Remote workCulture
Remote Meeting Time Etiquette: 10 Rules That Actually Help
By Maya Okonkwo · Editor, Time Zone Link5 min read
Ten small habits that make global meetings feel respectful rather than extractive — from invite formatting to rotation rules to when to record.
Before the invite
- Check everyone's working hours, not their time zone.
- Rotate the inconvenient slot on a published schedule.
- Confirm the time with a converter share link in the invite description.
In the invite itself
- Put a one-line agenda in the title.
- Attach the pre-read; don't use the meeting to deliver it.
- Make it optional unless you genuinely need everyone.
During the meeting
- Start on time. Latency punishes the people who joined punctually.
- Record by default for anyone who couldn't attend.
- Take live notes in the shared doc.
- End with explicit owners and dates, not vibes.
Frequently asked
- Should I always record meetings?
- Default to yes for distributed teams. Make recording explicit and announce it at the top so participants know.

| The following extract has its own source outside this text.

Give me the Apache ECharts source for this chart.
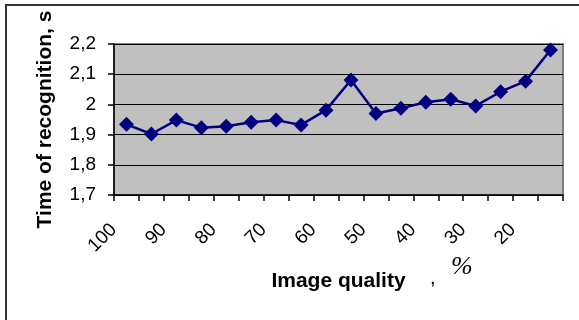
<!DOCTYPE html>
<html>
<head>
<meta charset="utf-8">
<script src="https://cdn.jsdelivr.net/npm/echarts@6/dist/echarts.min.js"></script>
<style>html,body{margin:0;padding:0;background:#fff}#c{width:579px;height:320px}</style>
</head>
<body>
<div id="c"></div>
<script>
var categories = ['100','95','90','85','80','75','70','65','60','55','50','45','40','35','30','25','20','15'];
var times = [1.934, 1.902, 1.948, 1.923, 1.928, 1.941, 1.948, 1.932, 1.981, 2.081, 1.970, 1.987, 2.007, 2.017, 1.995, 2.042, 2.077, 2.180];
var yTicks = {min: 1.7, max: 2.2, interval: 0.1};

var chart = echarts.init(document.getElementById('c'), null, {renderer: 'canvas'});
chart.setOption({
  animation: false,
  backgroundColor: '#fff',
  grid: {left: 114, top: 44, right: 16, bottom: 125, show: true, backgroundColor: '#c0c0c0', borderColor: '#808080', borderWidth: 2},
  xAxis: {
    type: 'category',
    data: categories,
    boundaryGap: true,
    name: 'Image quality',
    nameLocation: 'middle',
    nameGap: 76,
    nameTextStyle: {fontFamily: 'Liberation Sans', fontWeight: 'bold', fontSize: 21, color: '#000'},
    axisLine: {lineStyle: {color: '#000', width: 1.5}},
    axisTick: {show: true, interval: 0, alignWithLabel: false, length: 6, lineStyle: {color: '#000', width: 1.5}},
    axisLabel: {interval: 1, rotate: 45, margin: 19, padding: [0, 18, 0, 0], fontFamily: 'Liberation Sans', fontSize: 19, color: '#000'},
    splitLine: {show: false}
  },
  yAxis: {
    type: 'value',
    min: yTicks.min, max: yTicks.max, interval: yTicks.interval,
    name: 'Time of recognition, s',
    nameLocation: 'middle',
    nameGap: 58,
    nameTextStyle: {fontFamily: 'Liberation Sans', fontWeight: 'bold', fontSize: 21, color: '#000'},
    axisLine: {show: true, lineStyle: {color: '#000', width: 1.5}},
    axisTick: {show: true, length: 6, lineStyle: {color: '#000', width: 1.5}},
    axisLabel: {margin: 18, fontFamily: 'Liberation Sans', fontSize: 19, color: '#000',
      formatter: function (v) { return String(Math.round(v * 10) / 10).replace('.', ','); }},
    splitLine: {show: true, lineStyle: {color: '#000', width: 1}}
  },
  series: [{
    type: 'line',
    data: times,
    symbol: 'diamond',
    symbolSize: 15,
    lineStyle: {color: '#000080', width: 2.5},
    itemStyle: {color: '#000080'}
  }],
  graphic: [
    {type: 'line', shape: {x1: 5, y1: 5, x2: 579, y2: 5}, style: {stroke: '#333', lineWidth: 2}},
    {type: 'line', shape: {x1: 6, y1: 4, x2: 6, y2: 320}, style: {stroke: '#333', lineWidth: 2}},
    {type: 'text', left: 430, top: 268, style: {text: ',', font: '20px "Liberation Sans"', fill: '#000'}},
    {type: 'text', left: 451, top: 254, style: {text: '%', font: 'italic 26px "Liberation Serif"', fill: '#000'}}
  ]
});
</script>
</body>
</html>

- What's a fair rotation cadence for the painful slot?
- Monthly works for most teams — long enough that people can plan around it, short enough that no one carries it for a quarter.
- How do I shorten meetings that always run long?
- Default to 25 or 50 minutes instead of 30 or 60. The shorter slot forces tighter agendas and gives people a buffer between back-to-back calls.